▶ [DATA]:
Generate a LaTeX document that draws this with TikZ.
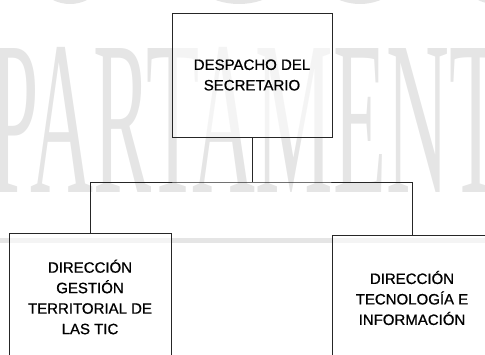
\documentclass[tikz,border=0pt]{standalone}
\usepackage{fontspec}
\setmainfont{Liberation Sans}
\newfontfamily\wmfont{Liberation Serif}
\newfontfamily\boxfont{Liberation Sans}[FakeBold=0.8]
\usepackage{graphicx}
\definecolor{wm}{gray}{0.9}
\begin{document}
\begin{tikzpicture}[x=1pt,y=-1pt,
  box/.style={draw=black!85, line width=0.8pt, fill=white, fill opacity=0.6, text opacity=1,
    align=center, font=\boxfont\fontsize{15}{20.5}\selectfont, inner sep=0pt},
  link/.style={draw=black!85, line width=0.8pt},
  wmarc/.style={draw=wm, line width=4pt}]
\useasboundingbox (0,0) rectangle (485,354);
\clip (0,0) rectangle (485,354);
% watermark
\node[anchor=south west, inner sep=0pt, text=wm] (wmark) at (-10,193)
  {\resizebox{512pt}{145pt}{\wmfont PARTAMENT}};
\fill[wm] (0,238) rectangle (485,243);
\draw[wmarc] (70,-38) ellipse [x radius=38, y radius=40];
\draw[wmarc] (239,-38) ellipse [x radius=53, y radius=40];
\draw[wmarc] (360,-38) ellipse [x radius=46, y radius=40];
\draw[wmarc] (495,-38) ellipse [x radius=38, y radius=40];
% boxes
\node[box, minimum width=160pt, minimum height=124pt] (top) at (252,75) {DESPACHO DEL\\SECRETARIO};
\node[box, minimum width=162pt, minimum height=128pt] (left) at (90,297) {DIRECCIÓN\\GESTIÓN\\TERRITORIAL DE\\LAS TIC};
\node[box, minimum width=160pt, minimum height=126pt] (right) at (412,298) {DIRECCIÓN\\TECNOLOGÍA E\\INFORMACIÓN};
% connectors
\coordinate (j) at (252,182);
\draw[link] (top.south) -- (j);
\draw[link] (left.north) |- (j) -| (right.north);
\end{tikzpicture}
\end{document}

▶ [REQUIRED TASK]:
Omit the pictures, then quote the rest of the material above exactly.

▶ [OUTPUT FOR THIS EXERCISE]:
Generate a LaTeX document that draws this with TikZ.
\documentclass[tikz,border=0pt]{standalone}
\usepackage{fontspec}
\setmainfont{Liberation Sans}
\newfontfamily\wmfont{Liberation Serif}
\newfontfamily\boxfont{Liberation Sans}[FakeBold=0.8]
\usepackage{graphicx}
\definecolor{wm}{gray}{0.9}
\begin{document}
\begin{tikzpicture}[x=1pt,y=-1pt,
  box/.style={draw=black!85, line width=0.8pt, fill=white, fill opacity=0.6, text opacity=1,
    align=center, font=\boxfont\fontsize{15}{20.5}\selectfont, inner sep=0pt},
  link/.style={draw=black!85, line width=0.8pt},
  wmarc/.style={draw=wm, line width=4pt}]
\useasboundingbox (0,0) rectangle (485,354);
\clip (0,0) rectangle (485,354);
% watermark
\node[anchor=south west, inner sep=0pt, text=wm] (wmark) at (-10,193)
  {\resizebox{512pt}{145pt}{\wmfont PARTAMENT}};
\fill[wm] (0,238) rectangle (485,243);
\draw[wmarc] (70,-38) ellipse [x radius=38, y radius=40];
\draw[wmarc] (239,-38) ellipse [x radius=53, y radius=40];
\draw[wmarc] (360,-38) ellipse [x radius=46, y radius=40];
\draw[wmarc] (495,-38) ellipse [x radius=38, y radius=40];
% boxes
\node[box, minimum width=160pt, minimum height=124pt] (top) at (252,75) {DESPACHO DEL\\SECRETARIO};
\node[box, minimum width=162pt, minimum height=128pt] (left) at (90,297) {DIRECCIÓN\\GESTIÓN\\TERRITORIAL DE\\LAS TIC};
\node[box, minimum width=160pt, minimum height=126pt] (right) at (412,298) {DIRECCIÓN\\TECNOLOGÍA E\\INFORMACIÓN};
% connectors
\coordinate (j) at (252,182);
\draw[link] (top.south) -- (j);
\draw[link] (left.north) |- (j) -| (right.north);
\end{tikzpicture}
\end{document}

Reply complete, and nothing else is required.